Key things to remember about constant volume heat rejection

  • Constant volume heat rejection means heat leaves the working fluid while the volume stays fixed.

  • On a P-V diagram, this process appears as a vertical line because pressure changes but volume does not.

  • In Thermodynamics II, you usually see it in ideal Diesel and Dual cycle analysis when the cycle is closing.

  • Because the volume does not change, there is no boundary work during this process.

  • If you confuse it with constant pressure heat rejection, your diagram, energy balance, and efficiency result can all come out wrong.

Frequently asked questions about constant volume heat rejection

What is constant volume heat rejection in Thermodynamics II?

It is the step in a cycle where heat is removed from the working fluid while the volume stays fixed. In ideal Diesel and Dual cycle analysis, it is usually the closing process that brings the system back toward its initial state. On a P-V diagram, it shows up as a vertical downward line.

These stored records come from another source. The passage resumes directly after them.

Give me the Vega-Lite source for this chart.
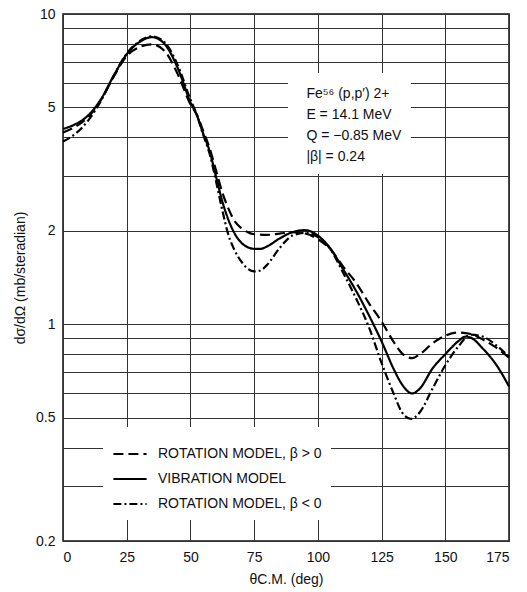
{
  "$schema": "https://vega.github.io/schema/vega-lite/v6.json",
  "width": 446,
  "height": 527,
  "autosize": {"type": "none"},
  "padding": {"left": 63, "top": 14, "right": 18, "bottom": 51},
  "background": "white",
  "config": {
    "font": "Liberation Sans",
    "view": {"stroke": "#111", "strokeWidth": 1.5},
    "axis": {"domain": false, "ticks": false, "grid": true, "gridColor": "#333", "gridWidth": 1, "gridOpacity": 1, "labelFont": "Liberation Sans", "labelFontSize": 14, "labelColor": "#111", "titleFont": "Liberation Sans", "titleFontSize": 14, "titleFontWeight": "normal", "titleColor": "#111"}
  },
  "data": {"values": [
    {"theta": 0, "xs": 4.26, "model": "VIBRATION MODEL"},
    {"theta": 5, "xs": 4.42, "model": "VIBRATION MODEL"},
    {"theta": 10, "xs": 4.72, "model": "VIBRATION MODEL"},
    {"theta": 15, "xs": 5.33, "model": "VIBRATION MODEL"},
    {"theta": 20, "xs": 6.35, "model": "VIBRATION MODEL"},
    {"theta": 25, "xs": 7.42, "model": "VIBRATION MODEL"},
    {"theta": 30, "xs": 8.12, "model": "VIBRATION MODEL"},
    {"theta": 35, "xs": 8.42, "model": "VIBRATION MODEL"},
    {"theta": 40, "xs": 7.98, "model": "VIBRATION MODEL"},
    {"theta": 45, "xs": 6.7, "model": "VIBRATION MODEL"},
    {"theta": 50, "xs": 5.2, "model": "VIBRATION MODEL"},
    {"theta": 52.5, "xs": 4.72, "model": "VIBRATION MODEL"},
    {"theta": 55, "xs": 4.12, "model": "VIBRATION MODEL"},
    {"theta": 57.5, "xs": 3.62, "model": "VIBRATION MODEL"},
    {"theta": 60, "xs": 3.0, "model": "VIBRATION MODEL"},
    {"theta": 62.5, "xs": 2.49, "model": "VIBRATION MODEL"},
    {"theta": 65, "xs": 2.16, "model": "VIBRATION MODEL"},
    {"theta": 67.5, "xs": 1.95, "model": "VIBRATION MODEL"},
    {"theta": 70, "xs": 1.83, "model": "VIBRATION MODEL"},
    {"theta": 72.5, "xs": 1.77, "model": "VIBRATION MODEL"},
    {"theta": 75, "xs": 1.75, "model": "VIBRATION MODEL"},
    {"theta": 77.5, "xs": 1.75, "model": "VIBRATION MODEL"},
    {"theta": 80, "xs": 1.78, "model": "VIBRATION MODEL"},
    {"theta": 85, "xs": 1.89, "model": "VIBRATION MODEL"},
    {"theta": 90, "xs": 1.98, "model": "VIBRATION MODEL"},
    {"theta": 95, "xs": 2.01, "model": "VIBRATION MODEL"},
    {"theta": 100, "xs": 1.93, "model": "VIBRATION MODEL"},
    {"theta": 105, "xs": 1.75, "model": "VIBRATION MODEL"},
    {"theta": 110, "xs": 1.5, "model": "VIBRATION MODEL"},
    {"theta": 115, "xs": 1.28, "model": "VIBRATION MODEL"},
    {"theta": 120, "xs": 1.07, "model": "VIBRATION MODEL"},
    {"theta": 125, "xs": 0.88, "model": "VIBRATION MODEL"},
    {"theta": 130, "xs": 0.71, "model": "VIBRATION MODEL"},
    {"theta": 133, "xs": 0.64, "model": "VIBRATION MODEL"},
    {"theta": 137, "xs": 0.598, "model": "VIBRATION MODEL"},
    {"theta": 140, "xs": 0.62, "model": "VIBRATION MODEL"},
    {"theta": 145, "xs": 0.72, "model": "VIBRATION MODEL"},
    {"theta": 150, "xs": 0.8, "model": "VIBRATION MODEL"},
    {"theta": 155, "xs": 0.88, "model": "VIBRATION MODEL"},
    {"theta": 158, "xs": 0.912, "model": "VIBRATION MODEL"},
    {"theta": 160, "xs": 0.905, "model": "VIBRATION MODEL"},
    {"theta": 165, "xs": 0.83, "model": "VIBRATION MODEL"},
    {"theta": 170, "xs": 0.74, "model": "VIBRATION MODEL"},
    {"theta": 175, "xs": 0.63, "model": "VIBRATION MODEL"},

    {"theta": 0, "xs": 4.15, "model": "ROTATION MODEL, β > 0"},
    {"theta": 5, "xs": 4.34, "model": "ROTATION MODEL, β > 0"},
    {"theta": 10, "xs": 4.66, "model": "ROTATION MODEL, β > 0"},
    {"theta": 15, "xs": 5.3, "model": "ROTATION MODEL, β > 0"},
    {"theta": 20, "xs": 6.3, "model": "ROTATION MODEL, β > 0"},
    {"theta": 25, "xs": 7.32, "model": "ROTATION MODEL, β > 0"},
    {"theta": 30, "xs": 7.82, "model": "ROTATION MODEL, β > 0"},
    {"theta": 35, "xs": 7.98, "model": "ROTATION MODEL, β > 0"},
    {"theta": 40, "xs": 7.58, "model": "ROTATION MODEL, β > 0"},
    {"theta": 45, "xs": 6.4, "model": "ROTATION MODEL, β > 0"},
    {"theta": 50, "xs": 5.12, "model": "ROTATION MODEL, β > 0"},
    {"theta": 52.5, "xs": 4.74, "model": "ROTATION MODEL, β > 0"},
    {"theta": 55, "xs": 4.2, "model": "ROTATION MODEL, β > 0"},
    {"theta": 57.5, "xs": 3.7, "model": "ROTATION MODEL, β > 0"},
    {"theta": 60, "xs": 3.14, "model": "ROTATION MODEL, β > 0"},
    {"theta": 62.5, "xs": 2.66, "model": "ROTATION MODEL, β > 0"},
    {"theta": 65, "xs": 2.35, "model": "ROTATION MODEL, β > 0"},
    {"theta": 67.5, "xs": 2.14, "model": "ROTATION MODEL, β > 0"},
    {"theta": 70, "xs": 2.04, "model": "ROTATION MODEL, β > 0"},
    {"theta": 72.5, "xs": 1.98, "model": "ROTATION MODEL, β > 0"},
    {"theta": 75, "xs": 1.95, "model": "ROTATION MODEL, β > 0"},
    {"theta": 80, "xs": 1.94, "model": "ROTATION MODEL, β > 0"},
    {"theta": 85, "xs": 1.96, "model": "ROTATION MODEL, β > 0"},
    {"theta": 90, "xs": 1.98, "model": "ROTATION MODEL, β > 0"},
    {"theta": 95, "xs": 1.96, "model": "ROTATION MODEL, β > 0"},
    {"theta": 100, "xs": 1.88, "model": "ROTATION MODEL, β > 0"},
    {"theta": 105, "xs": 1.74, "model": "ROTATION MODEL, β > 0"},
    {"theta": 110, "xs": 1.53, "model": "ROTATION MODEL, β > 0"},
    {"theta": 115, "xs": 1.36, "model": "ROTATION MODEL, β > 0"},
    {"theta": 120, "xs": 1.17, "model": "ROTATION MODEL, β > 0"},
    {"theta": 125, "xs": 1.02, "model": "ROTATION MODEL, β > 0"},
    {"theta": 130, "xs": 0.87, "model": "ROTATION MODEL, β > 0"},
    {"theta": 133, "xs": 0.805, "model": "ROTATION MODEL, β > 0"},
    {"theta": 137, "xs": 0.777, "model": "ROTATION MODEL, β > 0"},
    {"theta": 140, "xs": 0.8, "model": "ROTATION MODEL, β > 0"},
    {"theta": 145, "xs": 0.867, "model": "ROTATION MODEL, β > 0"},
    {"theta": 150, "xs": 0.918, "model": "ROTATION MODEL, β > 0"},
    {"theta": 155, "xs": 0.94, "model": "ROTATION MODEL, β > 0"},
    {"theta": 160, "xs": 0.93, "model": "ROTATION MODEL, β > 0"},
    {"theta": 165, "xs": 0.89, "model": "ROTATION MODEL, β > 0"},
    {"theta": 170, "xs": 0.84, "model": "ROTATION MODEL, β > 0"},
    {"theta": 175, "xs": 0.78, "model": "ROTATION MODEL, β > 0"},

    {"theta": 0, "xs": 3.88, "model": "ROTATION MODEL, β < 0"},
    {"theta": 5, "xs": 4.12, "model": "ROTATION MODEL, β < 0"},
    {"theta": 10, "xs": 4.55, "model": "ROTATION MODEL, β < 0"},
    {"theta": 15, "xs": 5.27, "model": "ROTATION MODEL, β < 0"},
    {"theta": 20, "xs": 6.35, "model": "ROTATION MODEL, β < 0"},
    {"theta": 25, "xs": 7.45, "model": "ROTATION MODEL, β < 0"},
    {"theta": 30, "xs": 8.17, "model": "ROTATION MODEL, β < 0"},
    {"theta": 35, "xs": 8.47, "model": "ROTATION MODEL, β < 0"},
    {"theta": 40, "xs": 8.08, "model": "ROTATION MODEL, β < 0"},
    {"theta": 45, "xs": 6.85, "model": "ROTATION MODEL, β < 0"},
    {"theta": 50, "xs": 5.3, "model": "ROTATION MODEL, β < 0"},
    {"theta": 52.5, "xs": 4.74, "model": "ROTATION MODEL, β < 0"},
    {"theta": 55, "xs": 4.08, "model": "ROTATION MODEL, β < 0"},
    {"theta": 57.5, "xs": 3.55, "model": "ROTATION MODEL, β < 0"},
    {"theta": 60, "xs": 2.9, "model": "ROTATION MODEL, β < 0"},
    {"theta": 62.5, "xs": 2.33, "model": "ROTATION MODEL, β < 0"},
    {"theta": 65, "xs": 1.93, "model": "ROTATION MODEL, β < 0"},
    {"theta": 67.5, "xs": 1.72, "model": "ROTATION MODEL, β < 0"},
    {"theta": 70, "xs": 1.59, "model": "ROTATION MODEL, β < 0"},
    {"theta": 72.5, "xs": 1.51, "model": "ROTATION MODEL, β < 0"},
    {"theta": 75, "xs": 1.48, "model": "ROTATION MODEL, β < 0"},
    {"theta": 77.5, "xs": 1.49, "model": "ROTATION MODEL, β < 0"},
    {"theta": 80, "xs": 1.55, "model": "ROTATION MODEL, β < 0"},
    {"theta": 85, "xs": 1.76, "model": "ROTATION MODEL, β < 0"},
    {"theta": 90, "xs": 1.93, "model": "ROTATION MODEL, β < 0"},
    {"theta": 95, "xs": 1.97, "model": "ROTATION MODEL, β < 0"},
    {"theta": 100, "xs": 1.91, "model": "ROTATION MODEL, β < 0"},
    {"theta": 105, "xs": 1.74, "model": "ROTATION MODEL, β < 0"},
    {"theta": 110, "xs": 1.46, "model": "ROTATION MODEL, β < 0"},
    {"theta": 115, "xs": 1.21, "model": "ROTATION MODEL, β < 0"},
    {"theta": 120, "xs": 0.98, "model": "ROTATION MODEL, β < 0"},
    {"theta": 125, "xs": 0.75, "model": "ROTATION MODEL, β < 0"},
    {"theta": 130, "xs": 0.59, "model": "ROTATION MODEL, β < 0"},
    {"theta": 133, "xs": 0.52, "model": "ROTATION MODEL, β < 0"},
    {"theta": 136.5, "xs": 0.495, "model": "ROTATION MODEL, β < 0"},
    {"theta": 140, "xs": 0.52, "model": "ROTATION MODEL, β < 0"},
    {"theta": 145, "xs": 0.62, "model": "ROTATION MODEL, β < 0"},
    {"theta": 150, "xs": 0.737, "model": "ROTATION MODEL, β < 0"},
    {"theta": 155, "xs": 0.845, "model": "ROTATION MODEL, β < 0"},
    {"theta": 160, "xs": 0.925, "model": "ROTATION MODEL, β < 0"},
    {"theta": 165, "xs": 0.91, "model": "ROTATION MODEL, β < 0"},
    {"theta": 170, "xs": 0.855, "model": "ROTATION MODEL, β < 0"},
    {"theta": 175, "xs": 0.785, "model": "ROTATION MODEL, β < 0"}
  ]},
  "layer": [
    {
      "mark": {"type": "line", "color": "black", "strokeWidth": 2.2, "interpolate": "monotone"},
      "encoding": {
        "x": {"field": "theta", "type": "quantitative", "scale": {"domain": [0, 175], "nice": false, "zero": false},
              "axis": {"values": [0, 25, 50, 75, 100, 125, 150, 175], "title": "θC.M. (deg)", "labelPadding": 9, "titlePadding": 8}},
        "y": {"field": "xs", "type": "quantitative", "scale": {"type": "log", "domain": [0.2, 10], "nice": false},
              "axis": {"values": [0.2, 0.3, 0.4, 0.5, 0.6, 0.7, 0.8, 0.9, 1, 2, 3, 4, 5, 6, 7, 8, 9, 10],
                       "format": "~g",
                       "labelExpr": "indexof([0.2, 0.5, 1, 2, 5, 10], datum.value) >= 0 ? datum.label : ''",
                       "title": "dσ/dΩ (mb/steradian)", "labelPadding": 8, "titlePadding": 8}},
        "strokeDash": {"field": "model", "type": "nominal",
          "scale": {"domain": ["ROTATION MODEL, β > 0", "VIBRATION MODEL", "ROTATION MODEL, β < 0"],
                    "range": [[10, 5], [1, 0], [8, 3, 2, 3]]},
          "legend": {"orient": "none", "legendX": 40, "legendY": 413, "title": null, "fillColor": "white",
                     "padding": 9, "symbolType": "stroke", "symbolSize": 1100, "symbolStrokeWidth": 2.2,
                     "symbolStrokeColor": "black", "labelFontSize": 14, "labelFont": "Liberation Sans",
                     "labelColor": "#111", "rowPadding": -6, "labelOffset": 10, "labelLimit": 320}}
      }
    },
    {
      "data": {"values": [{}]},
      "mark": {"type": "rect", "color": "white"},
      "encoding": {
        "x": {"datum": 88.3, "type": "quantitative"},
        "x2": {"datum": 136.5},
        "y": {"datum": 6.45, "type": "quantitative"},
        "y2": {"datum": 3.05}
      }
    },
    {
      "data": {"values": [{}]},
      "mark": {"type": "text", "align": "left", "baseline": "top", "fontSize": 14, "lineHeight": 21, "font": "Liberation Sans", "color": "#111"},
      "encoding": {
        "x": {"datum": 95.5, "type": "quantitative"},
        "y": {"datum": 5.8, "type": "quantitative"},
        "text": {"value": ["Fe⁵⁶ (p,p′) 2+", "E = 14.1 MeV", "Q = −0.85 MeV", "|β| = 0.24"]}
      }
    }
  ]
}
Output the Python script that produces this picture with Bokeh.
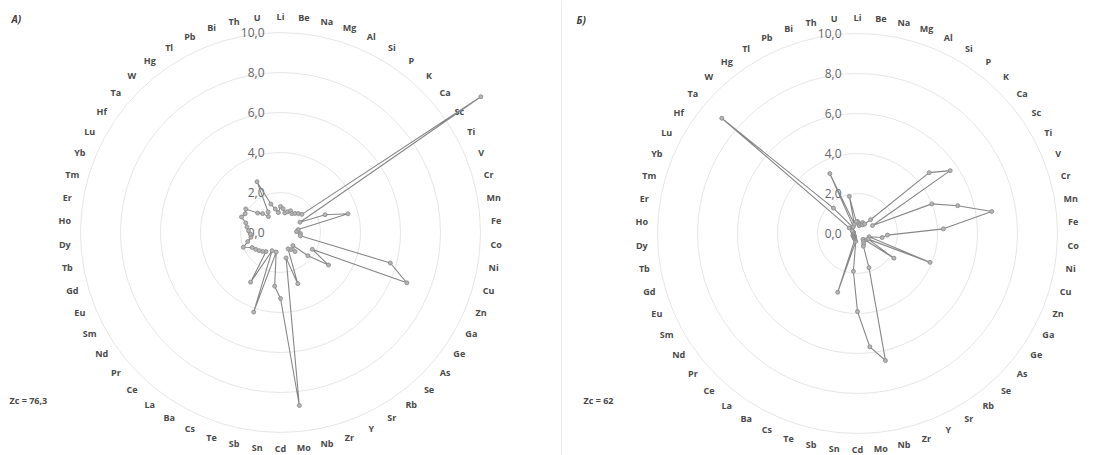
import math
from bokeh.plotting import figure
from bokeh.layouts import row
from bokeh.models import Span
from bokeh.core.properties import value
from bokeh.embed import file_html
from bokeh.resources import INLINE

# ---------------- data ----------------
elements = ["Li", "Be", "Na", "Mg", "Al", "Si", "P", "K", "Ca", "Sc", "Ti", "V", "Cr", "Mn",
            "Fe", "Co", "Ni", "Cu", "Zn", "Ga", "Ge", "As", "Se", "Rb", "Sr", "Y", "Zr", "Nb",
            "Mo", "Cd", "Sn", "Sb", "Te", "Cs", "Ba", "La", "Ce", "Pr", "Nd", "Sm", "Eu", "Gd",
            "Tb", "Dy", "Ho", "Er", "Tm", "Yb", "Lu", "Hf", "Ta", "W", "Hg", "Tl", "Pb", "Bi",
            "Th", "U"]

values_a = [1.3, 1.2, 1.0, 1.1, 1.2, 1.1, 1.2, 1.3, 1.4, 12.1, 1.1, 2.4, 3.5, 0.9,
            0.8, 1.0, 1.0, 5.7, 6.8, 1.8, 2.9, 1.8, 0.9, 1.2, 1.0, 0.9, 2.7, 1.3,
            8.7, 3.3, 2.7, 1.0, 4.2, 1.0, 2.9, 1.2, 1.3, 1.4, 1.5, 1.6, 2.0, 1.7,
            1.5, 1.5, 1.6, 1.7, 1.8, 2.1, 2.0, 2.1, 1.5, 1.3, 1.0, 1.2, 2.8, 1.5,
            1.2, 1.0]

values_b = [0.6, 0.5, 0.4, 0.5, 0.6, 0.5, 0.6, 0.95, 4.7, 5.6, 0.85, 4.0, 5.2, 6.8,
            4.3, 1.5, 1.25, 0.6, 3.9, 0.6, 2.2, 0.5, 0.4, 0.5, 0.6, 0.7, 1.8, 6.5,
            5.7, 3.9, 1.9, 0.4, 3.1, 0.3, 0.3, 0.25, 0.25, 0.2, 0.25, 0.2, 0.25, 0.2,
            0.2, 0.2, 0.2, 0.2, 0.2, 0.25, 0.3, 0.5, 8.9, 1.75, 0.4, 0.4, 3.3, 0.5,
            1.9, 0.6]

tick_values = [0, 2, 4, 6, 8, 10]
tick_labels = ["0,0", "2,0", "4,0", "6,0", "8,0", "10,0"]
panel_titles = ["А)", "Б)"]
zc_labels = ["Zc = 76,3", "Zc = 62"]

# ---------------- layout constants ----------------
PX = 20.0          # pixels per radial unit
LABEL_R = 10.8     # radius of category labels
FONT = value("Open Sans")


def make_panel(vals, title, zc, width, height, cx, cy, title_px, zc_px, divider=False):
    x0 = -cx / PX
    x1 = (width - cx) / PX
    y1 = cy / PX
    y0 = -(height - cy) / PX
    p = figure(width=width, height=height, x_range=(x0, x1), y_range=(y0, y1),
               output_backend="svg", toolbar_location=None, min_border=0)
    p.axis.visible = False
    p.grid.visible = False
    p.outline_line_color = None
    p.background_fill_color = "white"
    p.border_fill_color = "white"

    # radial gridlines
    rings = [t for t in tick_values if t > 0]
    p.circle(x=[0] * len(rings), y=[0] * len(rings), radius=rings,
             fill_color=None, line_color="#e6e6e6", line_width=1)

    # value axis labels
    p.text(x=[-0.8] * len(tick_values), y=tick_values, text=tick_labels,
           text_align="right", text_baseline="middle", text_font=FONT,
           text_font_size="12px", text_color="#666666")

    n = len(elements)
    thetas = [2 * math.pi * i / n for i in range(n)]

    # category labels
    lx = [LABEL_R * math.sin(t) for t in thetas]
    ly = [LABEL_R * math.cos(t) for t in thetas]
    p.text(x=lx, y=ly, text=elements, text_align="center", text_baseline="middle",
           text_font=FONT, text_font_size="9px", text_font_style="bold",
           text_color="#4a4a4a")

    # series
    xs = [v * math.sin(t) for v, t in zip(vals, thetas)]
    ys = [v * math.cos(t) for v, t in zip(vals, thetas)]
    p.line(x=xs + xs[:1], y=ys + ys[:1], line_color="#878787", line_width=1.1)
    p.scatter(x=xs, y=ys, marker="circle", size=4, fill_color="#b5b5b5",
              line_color="#878787", line_width=0.8)

    # panel title and Zc text
    tx = (title_px[0] - cx) / PX
    ty = (cy - title_px[1]) / PX
    p.text(x=[tx], y=[ty], text=[title], text_align="left", text_baseline="middle",
           text_font=FONT, text_font_size="10px", text_font_style="bold italic",
           text_color="#404040")
    zx = (zc_px[0] - cx) / PX
    zy = (cy - zc_px[1]) / PX
    p.text(x=[zx], y=[zy], text=[zc], text_align="left", text_baseline="middle",
           text_font=FONT, text_font_size="9px", text_font_style="bold",
           text_color="#4a4a4a")

    if divider:
        p.add_layout(Span(location=x0 + 0.05, dimension="height",
                          line_color="#ececec", line_width=1))
    return p


pa = make_panel(values_a, panel_titles[0], zc_labels[0], 560, 455, 280, 232,
                (11, 18), (9, 400))
pb = make_panel(values_b, panel_titles[1], zc_labels[1], 556, 455, 297, 233,
                (16, 19), (23, 400), divider=True)

layout = row(pa, pb)
open("out.html", "w").write(file_html(layout, INLINE))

What does constant volume heat rejection look like on a P-V diagram?

It looks like a vertical line because the volume does not change. As heat is rejected, pressure drops, so the line goes downward. That visual cue is one of the fastest ways to tell it apart from constant pressure heat rejection, which would be horizontal.

Why is there no work during constant volume heat rejection?

Boundary work depends on a change in volume, and this process has none. Since the system does not expand or compress, the work term is zero. That is why the energy balance focuses on the heat leaving the gas and the drop in internal energy.

How do you use constant volume heat rejection in Diesel cycle problems?

You use it to find the final state after expansion and before the cycle repeats. With constant volume, you can relate pressure and temperature changes using the ideal-gas state relation and the cycle equations you have already built from the other processes. It is often the last step before calculating net work and thermal efficiency.